Exactly the lines from the one with "Write a component" through the one with "const xTicks = [5, 10, 15, 20];", inclusive, are to be repeated, and the pictures are not.

**RECORD EXCERPTS:**
>> BEGIN

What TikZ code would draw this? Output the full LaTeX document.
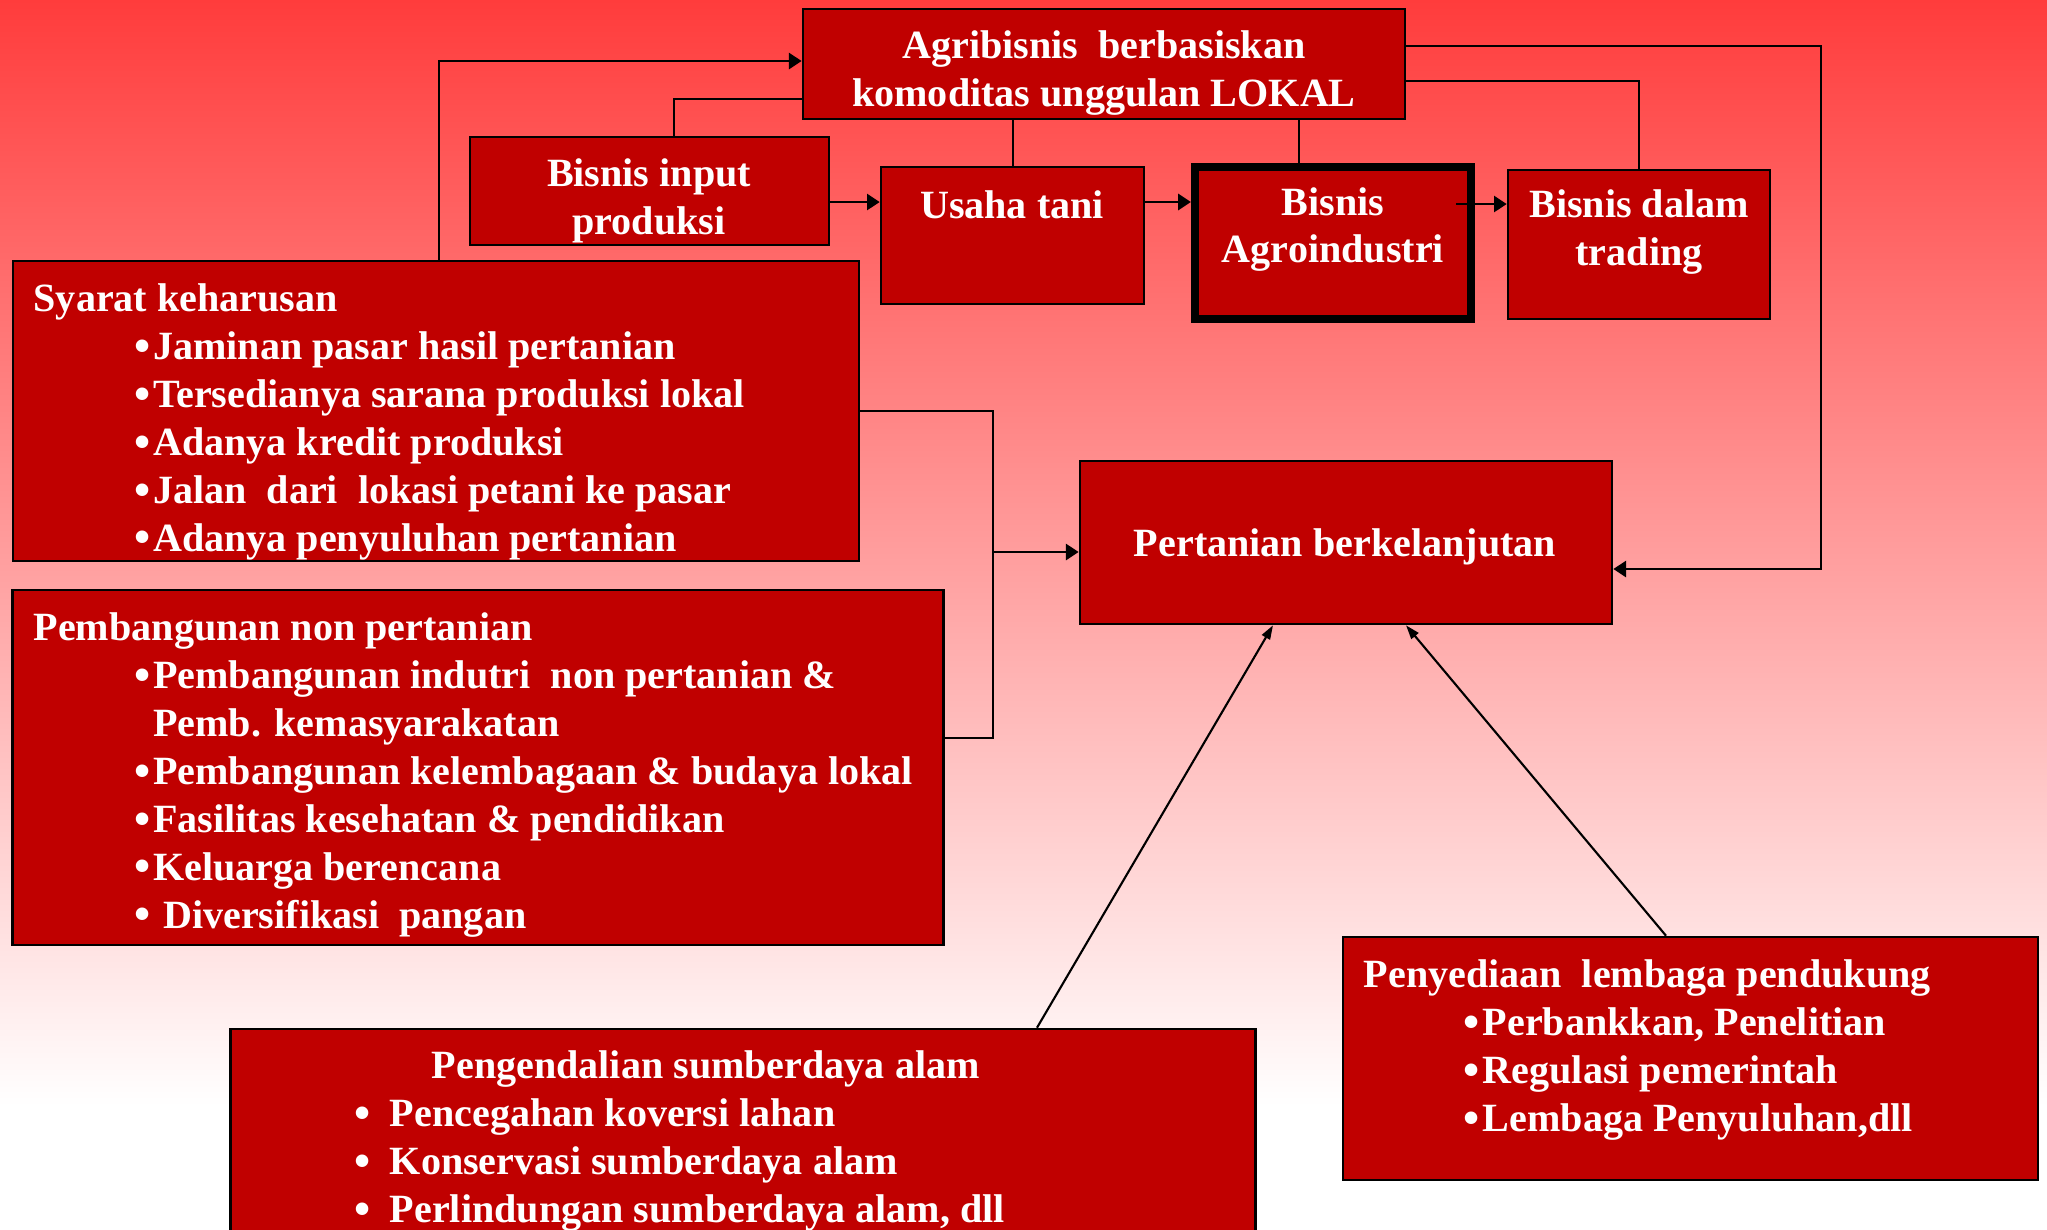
\documentclass[tikz,border=0pt]{standalone}
\usepackage{fontspec}
\setmainfont{Liberation Serif}
\usepackage{tikz}
\usetikzlibrary{arrows.meta,
                calc}
\definecolor{boxred}{RGB}{192,0,0}
\definecolor{toppink}{RGB}{255,60,60}
\pgfdeclareverticalshading{slidefade}{100bp}{color(0bp)=(white); color(30bp)=(white); color(75bp)=(toppink); color(100bp)=(toppink)}
\newcommand{\blt}{\raisebox{-0.5pt}{\scalebox{1.15}{•}}\hspace{0.8pt}}

\begin{document}
\begin{tikzpicture}[x=0.01cm, y=-0.01cm,
    box/.style={draw=black, line width=0.7pt, fill=boxred, inner sep=0pt},
    txt/.style={text=white, font=\bfseries\fontsize{11.4}{13.63}\selectfont, inner sep=0pt, align=left},
    ctxt/.style={txt, align=center},
    link/.style={line width=0.6pt},
    arr/.style={link, -{Triangle[length=3.6pt, width=4.6pt]}},
    slim/.style={link, -{Triangle[length=4pt, width=2.6pt]}}]
    \clip (0,0) rectangle (2047,1229);
    \shade[shading=slidefade] (0,0) rectangle (2047,1229);

    \node[box, minimum width=6.02cm, minimum height=1.10cm] (agri) at (1104,64) {};
    \node[box, minimum width=3.59cm, minimum height=1.08cm] (input) at (649.5,191) {};
    \node[box, minimum width=2.63cm, minimum height=1.37cm] (usaha) at (1012.5,235.5) {};
    \node[box, line width=2.3pt, minimum width=2.76cm, minimum height=1.52cm] (agro) at (1333,243) {};
    \node[box, minimum width=2.62cm, minimum height=1.49cm] (trading) at (1639,244.5) {};
    \node[box, minimum width=8.46cm, minimum height=3.00cm] (syarat) at (436,411) {};
    \node[box, minimum width=9.30cm, minimum height=3.55cm] (pemb) at (478,767.5) {};
    \node[box, minimum width=5.32cm, minimum height=1.63cm] (pert) at (1346,542.5) {};
    \node[box, minimum width=10.24cm, minimum height=2.61cm] (peng) at (743,1159.5) {};
    \node[box, minimum width=6.95cm, minimum height=2.43cm] (peny) at (1690.5,1058.5) {};

    \coordinate (rightrail) at (1821,0);
    \coordinate (merge) at (993,552);

    % feedback to the top box
    \draw[arr] (syarat.north -| 439,0) |- (agri.west |- 0,61);
    \draw[link] (input.north -| 674,0) |- (agri.west |- 0,99);
    \draw[link] (agri.south -| 1013,0) -- (usaha.north -| 1013,0);
    \draw[link] (agri.south -| 1299,0) -- (agro.north -| 1299,0);
    \draw[link] (agri.east |- 0,81) -| (trading.north);
    \draw[arr] (agri.east |- 0,46) -| (rightrail |- 0,569) -- (pert.east |- 0,569);

    % the chain
    \draw[arr] (input.east |- 0,202) -- (usaha.west |- 0,202);
    \draw[arr] (usaha.east |- 0,202) -- (agro.west |- 0,202);
    \draw[arr] ($(agro.east |- 0,204)+(-19,0)$) -- (trading.west |- 0,204);

    \draw[link] (syarat.east |- 0,411) -| (merge);
    \draw[link] (pemb.east |- 0,738) -| (merge);
    \draw[arr] (merge) -- (pert.west |- merge);
    \draw[slim] (peng.north -| 1037,0) -- (pert.south -| 1273,0);
    \draw[slim] (peny.north -| 1666,0) -- (pert.south -| 1406,0);

    \node[ctxt] (agriT) at (1104,73) {Agribisnis\ \ berbasiskan\\komoditas unggulan LOKAL};
    \node[ctxt] (inputT) at (649,201) {Bisnis input\\produksi};
    \node[ctxt] (usahaT) at (1012,205) {Usaha tani};
    \node[ctxt] (agroT) at (1333,229.5) {Bisnis\\Agroindustri};
    \node[ctxt] (tradingT) at (1639,232) {Bisnis dalam\\trading};
    \node[ctxt] (pertT) at (1345,547) {Pertanian berkelanjutan};

    \node[txt, anchor=north west] (syaratT) at (33,283) {Syarat keharusan\\
      \hspace*{28.6pt}\blt Jaminan pasar hasil pertanian\\
      \hspace*{28.6pt}\blt Tersedianya sarana produksi lokal\\
      \hspace*{28.6pt}\blt Adanya kredit produksi\\
      \hspace*{28.6pt}\blt Jalan\ \ dari\ \ lokasi petani ke pasar\\
      \hspace*{28.6pt}\blt Adanya penyuluhan pertanian};
    \node[txt, anchor=north west] (pembT) at (33,612) {Pembangunan non pertanian\\
      \hspace*{28.6pt}\blt Pembangunan indutri\ \ non pertanian \&\\
      \hspace*{28.6pt}\phantom{\blt}Pemb. kemasyarakatan\\
      \hspace*{28.6pt}\blt Pembangunan kelembagaan \& budaya lokal\\
      \hspace*{28.6pt}\blt Fasilitas kesehatan \& pendidikan\\
      \hspace*{28.6pt}\blt Keluarga berencana\\
      \hspace*{28.6pt}\blt\ Diversifikasi\ \ pangan};
    \node[txt, anchor=north west] (pengT) at (354,1050) {\hspace*{21.9pt}Pengendalian sumberdaya alam\\
      \makebox[10pt][l]{\blt}Pencegahan koversi lahan\\
      \makebox[10pt][l]{\blt}Konservasi sumberdaya alam\\
      \makebox[10pt][l]{\blt}Perlindungan sumberdaya alam, dll};
    \node[txt, anchor=north west] (penyT) at (1363,959) {Penyediaan\ \ lembaga pendukung\\
      \hspace*{28.5pt}\blt Perbankkan, Penelitian\\
      \hspace*{28.5pt}\blt Regulasi pemerintah\\
      \hspace*{28.5pt}\blt Lembaga Penyuluhan,dll};
\end{tikzpicture}
\end{document}
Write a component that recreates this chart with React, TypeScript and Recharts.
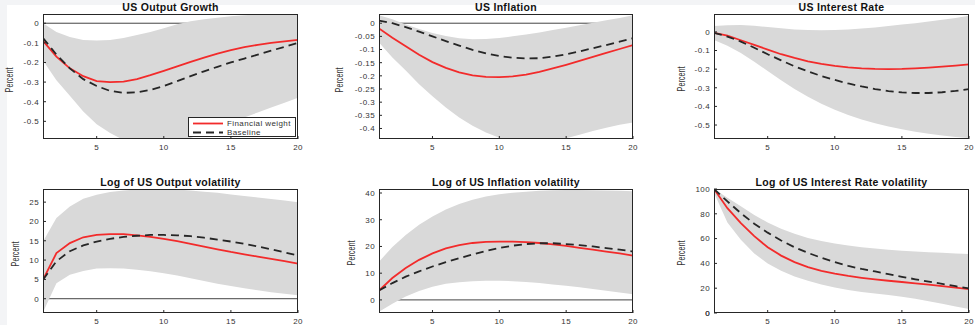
import React from 'react';
import { ComposedChart, Line, Area, XAxis, YAxis, ReferenceLine } from 'recharts';

// horizon (quarters)
const periods = [1, 2, 3, 4, 5, 6, 7, 8, 9, 10, 11, 12, 13, 14, 15, 16, 17, 18, 19, 20];
const xTicks = [5, 10, 15, 20];

// US Output Growth
const outGrowthFin = [-0.09, -0.17, -0.23, -0.27, -0.295, -0.3, -0.298, -0.285, -0.265, -0.243, -0.22, -0.197, -0.175, -0.155, -0.137, -0.122, -0.11, -0.1, -0.092, -0.085];
const outGrowthBase = [-0.075, -0.16, -0.23, -0.285, -0.32, -0.345, -0.355, -0.352, -0.34, -0.32, -0.295, -0.27, -0.245, -0.222, -0.2, -0.18, -0.16, -0.14, -0.12, -0.1];
const outGrowthLo = [-0.19, -0.29, -0.37, -0.45, -0.515, -0.56, -0.595, -0.62, -0.63, -0.625, -0.61, -0.585, -0.56, -0.535, -0.51, -0.48, -0.455, -0.43, -0.405, -0.38];
const outGrowthHi = [0.0, -0.045, -0.07, -0.085, -0.088, -0.085, -0.075, -0.06, -0.045, -0.025, -0.005, 0.01, 0.02, 0.028, 0.035, 0.04, 0.045, 0.05, 0.055, 0.06];
const outGrowthTicks = [-0.5, -0.4, -0.3, -0.2, -0.1, 0];

// US Inflation
const inflFin = [-0.02, -0.055, -0.088, -0.12, -0.148, -0.17, -0.187, -0.198, -0.204, -0.205, -0.202, -0.195, -0.185, -0.172, -0.158, -0.143, -0.128, -0.113, -0.098, -0.083];
const inflBase = [0.01, 0.0, -0.015, -0.032, -0.05, -0.068, -0.085, -0.101, -0.115, -0.125, -0.131, -0.134, -0.133, -0.127, -0.118, -0.107, -0.095, -0.083, -0.07, -0.057];
const inflLo = [-0.073, -0.13, -0.18, -0.232, -0.278, -0.32, -0.358, -0.39, -0.415, -0.435, -0.448, -0.455, -0.455, -0.448, -0.437, -0.424, -0.41, -0.397, -0.386, -0.377];
const inflHi = [0.03, 0.015, -0.005, -0.022, -0.037, -0.049, -0.057, -0.061, -0.06, -0.056, -0.05, -0.043, -0.035, -0.026, -0.017, -0.008, 0.002, 0.011, 0.02, 0.03];
const inflTicks = [-0.4, -0.35, -0.3, -0.25, -0.2, -0.15, -0.1, -0.05, 0];

// US Interest Rate
const rateFin = [-0.005, -0.02, -0.045, -0.07, -0.095, -0.12, -0.14, -0.158, -0.172, -0.183, -0.191, -0.196, -0.199, -0.2, -0.199, -0.196, -0.192, -0.187, -0.181, -0.174];
const rateBase = [-0.005, -0.025, -0.052, -0.085, -0.12, -0.153, -0.185, -0.212, -0.237, -0.258, -0.277, -0.293, -0.307, -0.318, -0.325, -0.328, -0.328, -0.324, -0.317, -0.307];
const rateLo = [-0.043, -0.075, -0.113, -0.16, -0.21, -0.26, -0.307, -0.348, -0.386, -0.418, -0.446, -0.47, -0.49, -0.508, -0.523, -0.536, -0.547, -0.556, -0.564, -0.57];
const rateHi = [0.032, 0.036, 0.037, 0.033, 0.026, 0.019, 0.013, 0.01, 0.009, 0.01, 0.013, 0.018, 0.024, 0.031, 0.039, 0.047, 0.056, 0.065, 0.075, 0.086];
const rateTicks = [-0.5, -0.4, -0.3, -0.2, -0.1, 0];

// Log of US Output volatility
const outVolFin = [4.9, 11.8, 14.4, 15.9, 16.5, 16.7, 16.7, 16.4, 16.0, 15.5, 14.9, 14.2, 13.5, 12.8, 12.1, 11.5, 10.9, 10.3, 9.7, 9.1];
const outVolBase = [4.9, 9.7, 12.3, 13.8, 14.8, 15.5, 16.0, 16.3, 16.5, 16.5, 16.4, 16.2, 15.8, 15.3, 14.8, 14.2, 13.5, 12.8, 12.0, 11.2];
const outVolLo = [-3.5, 4.0, 6.2, 7.2, 7.8, 7.9, 7.8, 7.5, 7.1, 6.6, 6.0, 5.3, 4.6, 3.9, 3.3, 2.7, 2.2, 1.7, 1.3, 0.9];
const outVolHi = [14.8, 20.9, 23.9, 25.9, 26.9, 27.6, 28.0, 28.3, 28.4, 28.4, 28.3, 28.0, 27.7, 27.4, 27.0, 26.6, 26.2, 25.8, 25.4, 25.0];
const outVolTicks = [0, 5, 10, 15, 20, 25];

// Log of US Inflation volatility
const inflVolFin = [3.5, 8.2, 11.9, 15.0, 17.4, 19.3, 20.5, 21.3, 21.7, 21.8, 21.8, 21.6, 21.3, 20.8, 20.2, 19.5, 18.8, 18.1, 17.4, 16.6];
const inflVolBase = [3.5, 6.3, 8.7, 10.7, 12.5, 14.1, 15.6, 17.0, 18.3, 19.4, 20.3, 20.9, 21.2, 21.2, 20.9, 20.5, 20.0, 19.4, 18.8, 18.1];
const inflVolLo = [-4.4, -1.4, 1.3, 3.3, 4.9, 6.0, 6.6, 7.0, 7.2, 7.2, 7.0, 6.7, 6.3, 5.8, 5.3, 4.7, 4.1, 3.4, 2.8, 2.1];
const inflVolHi = [14.3, 19.8, 24.3, 28.1, 31.2, 33.8, 35.9, 37.5, 38.7, 39.5, 40.1, 40.5, 40.8, 41.0, 41.1, 41.1, 41.0, 40.9, 40.8, 40.7];
const inflVolTicks = [0, 10, 20, 30, 40];

// Log of US Interest Rate volatility
const rateVolFin = [100, 84.5, 72.5, 62.0, 53.0, 46.3, 41.0, 37.0, 34.0, 31.7, 29.9, 28.4, 27.1, 26.0, 25.0, 23.9, 22.8, 21.6, 20.4, 19.2];
const rateVolBase = [100, 90.0, 80.5, 72.0, 64.8, 58.5, 53.0, 48.5, 44.5, 41.0, 38.0, 35.5, 33.5, 31.3, 29.2, 27.2, 25.3, 23.5, 21.6, 19.8];
const rateVolLo = [97, 73, 59, 48, 40, 34, 29.5, 26, 23, 20.5, 18.5, 17, 15.8, 14.5, 13.2, 11.5, 9.5, 7.5, 5.3, 3.2];
const rateVolHi = [100, 93, 86, 79, 73, 68, 64, 60.5, 58, 56, 54.5, 53, 52, 51, 50.2, 49.5, 49, 48.5, 48, 47.6];
const rateVolTicks = [0, 20, 40, 60, 80, 100];

const FONT = '"Liberation Sans", Arial, Helvetica, sans-serif';
const RED = '#f22b2b';
const DARK = '#262626';

type PanelCfg = {
  title: string;
  fin: number[];
  base: number[];
  lo: number[];
  hi: number[];
  ticks: number[];
  domain: [number, number];
  zero: boolean;
  box: { left: number; top: number; w: number; h: number };
  yLabelAt: [number, number];
  legend?: boolean;
};

const panels: PanelCfg[] = [
  { title: 'US Output Growth', fin: outGrowthFin, base: outGrowthBase, lo: outGrowthLo, hi: outGrowthHi, ticks: outGrowthTicks, domain: [-0.59, 0.047], zero: true, box: { left: 43, top: 14, w: 255, h: 125 }, yLabelAt: [10, 80], legend: true },
  { title: 'US Inflation', fin: inflFin, base: inflBase, lo: inflLo, hi: inflHi, ticks: inflTicks, domain: [-0.44, 0.035], zero: true, box: { left: 379, top: 14, w: 254, h: 125 }, yLabelAt: [340, 80] },
  { title: 'US Interest Rate', fin: rateFin, base: rateBase, lo: rateLo, hi: rateHi, ticks: rateTicks, domain: [-0.575, 0.096], zero: false, box: { left: 714, top: 14, w: 255, h: 125 }, yLabelAt: [682, 79] },
  { title: 'Log of US Output volatility', fin: outVolFin, base: outVolBase, lo: outVolLo, hi: outVolHi, ticks: outVolTicks, domain: [-3.7, 28.4], zero: true, box: { left: 43, top: 189, w: 255, h: 124 }, yLabelAt: [16, 254] },
  { title: 'Log of US Inflation volatility', fin: inflVolFin, base: inflVolBase, lo: inflVolLo, hi: inflVolHi, ticks: inflVolTicks, domain: [-4.9, 41.5], zero: true, box: { left: 379, top: 189, w: 254, h: 124 }, yLabelAt: [352, 253] },
  { title: 'Log of US Interest Rate volatility', fin: rateVolFin, base: rateVolBase, lo: rateVolLo, hi: rateVolHi, ticks: rateVolTicks, domain: [0, 100], zero: false, box: { left: 714, top: 189, w: 255, h: 124 }, yLabelAt: [682, 253] },
];

const tickStyle = { fontSize: 8, fill: '#333', fontFamily: FONT, letterSpacing: 0.4 };

function Panel({ cfg }: { cfg: PanelCfg }) {
  const { left, top, w, h } = cfg.box;
  const data = periods.map((p, i) => ({
    p,
    fin: cfg.fin[i],
    base: cfg.base[i],
    band: [cfg.lo[i], cfg.hi[i]],
  }));
  const width = w + 40 + 6;
  const height = h + 14 + 18;
  // recharts drops the tick label sitting right on the lower edge, so write that one by hand
  const edgeTick = cfg.ticks.find((t) => t === cfg.domain[0]);
  return (
    <>
      <div style={{ position: 'absolute', left: left - 40, top: top - 14 }}>
        <ComposedChart width={width} height={height} data={data} margin={{ top: 14, right: 6, bottom: 2, left: 0 }}>
          <XAxis dataKey="p" type="number" domain={[1, 20]} ticks={xTicks} allowDataOverflow axisLine={false}
            tickSize={-3} tickMargin={8} tickLine={{ stroke: DARK }} tick={tickStyle} height={16} interval={0} />
          <XAxis xAxisId="top" dataKey="p" type="number" orientation="top" domain={[1, 20]} ticks={xTicks} allowDataOverflow
            axisLine={false} tickSize={-3} tickLine={{ stroke: DARK }} tick={false} height={0} />
          <YAxis type="number" domain={cfg.domain} ticks={cfg.ticks} axisLine={false}
            tickSize={-3} tickMargin={7} tickLine={{ stroke: DARK }} tick={tickStyle} width={40} interval={0}
            tickFormatter={(v: number) => String(v)} allowDataOverflow />
          <YAxis yAxisId="right" orientation="right" type="number" domain={cfg.domain} ticks={cfg.ticks} allowDataOverflow
            axisLine={false} tickSize={-3} tickLine={{ stroke: DARK }} tick={false} width={0} />
          {cfg.zero && <ReferenceLine y={0} stroke="#444" strokeWidth={1} zIndex={50} />}
          <Area dataKey="band" type="linear" stroke="none" fill="#d9d9d9" fillOpacity={1} isAnimationActive={false} dot={false} activeDot={false} />
          <Line dataKey="fin" type="linear" stroke={RED} strokeWidth={1.8} dot={false} activeDot={false} isAnimationActive={false} />
          <Line dataKey="base" type="linear" stroke={DARK} strokeWidth={1.8} strokeDasharray="8 5" dot={false} activeDot={false} isAnimationActive={false} />
        </ComposedChart>
      </div>
      {edgeTick !== undefined && (
        <div style={{ position: 'absolute', left: left - 34, width: 30, top: top + h - 4, height: 10, textAlign: 'right', fontFamily: FONT, fontSize: 8, letterSpacing: 0.4, lineHeight: '10px', color: '#333' }}>
          {String(edgeTick)}
        </div>
      )}
      <div style={{ position: 'absolute', left, top, width: w, height: h, boxSizing: 'border-box', border: `1px solid ${DARK}`, pointerEvents: 'none' }} />
      <div style={{ position: 'absolute', left: left - 20, width: w + 40, top: top - 12, textAlign: 'center', fontFamily: FONT, fontWeight: 'bold', fontSize: 10.5, letterSpacing: 0.3, lineHeight: '11px', color: '#111', whiteSpace: 'nowrap' }}>
        {cfg.title}
      </div>
      <div style={{ position: 'absolute', left: cfg.yLabelAt[0] - 20, top: cfg.yLabelAt[1] - 6, width: 40, height: 12, textAlign: 'center', fontFamily: FONT, fontSize: 10, lineHeight: '12px', color: '#333', transform: 'rotate(-90deg) scaleX(0.72)' }}>
        Percent
      </div>
      {cfg.legend && (
        <div style={{ position: 'absolute', left: 188, top: 117, width: 108, height: 20, boxSizing: 'border-box', border: `1px solid ${DARK}`, background: '#fff', fontFamily: FONT, fontSize: 8, letterSpacing: 0.4, color: '#333' }}>
          <div style={{ display: 'flex', alignItems: 'center', height: 9, marginTop: 1 }}>
            <svg width={32} height={9} style={{ marginLeft: 3 }}><line x1={1} x2={31} y1={4.5} y2={4.5} stroke={RED} strokeWidth={1.8} /></svg>
            <span style={{ marginLeft: 3, lineHeight: '9px' }}>Financial weight</span>
          </div>
          <div style={{ display: 'flex', alignItems: 'center', height: 9 }}>
            <svg width={32} height={9} style={{ marginLeft: 3 }}><line x1={1} x2={31} y1={4.5} y2={4.5} stroke={DARK} strokeWidth={1.8} strokeDasharray="8 5" /></svg>
            <span style={{ marginLeft: 3, lineHeight: '9px' }}>Baseline</span>
          </div>
        </div>
      )}
    </>
  );
}

export default function App() {
  return (
    <div style={{ position: 'absolute', left: 0, top: 0, width: 975, height: 325, background: '#f3f4f6', overflow: 'hidden' }}>
      <div style={{ position: 'absolute', left: 7, top: 5, width: 968, height: 320, background: '#fff' }} />
      {panels.map((cfg) => (
        <Panel key={cfg.title} cfg={cfg} />
      ))}
    </div>
  );
}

>> END

**REPLY TO THE TASK:**
Write a component that recreates this chart with React, TypeScript and Recharts.
import React from 'react';
import { ComposedChart, Line, Area, XAxis, YAxis, ReferenceLine } from 'recharts';

// horizon (quarters)
const periods = [1, 2, 3, 4, 5, 6, 7, 8, 9, 10, 11, 12, 13, 14, 15, 16, 17, 18, 19, 20];
const xTicks = [5, 10, 15, 20];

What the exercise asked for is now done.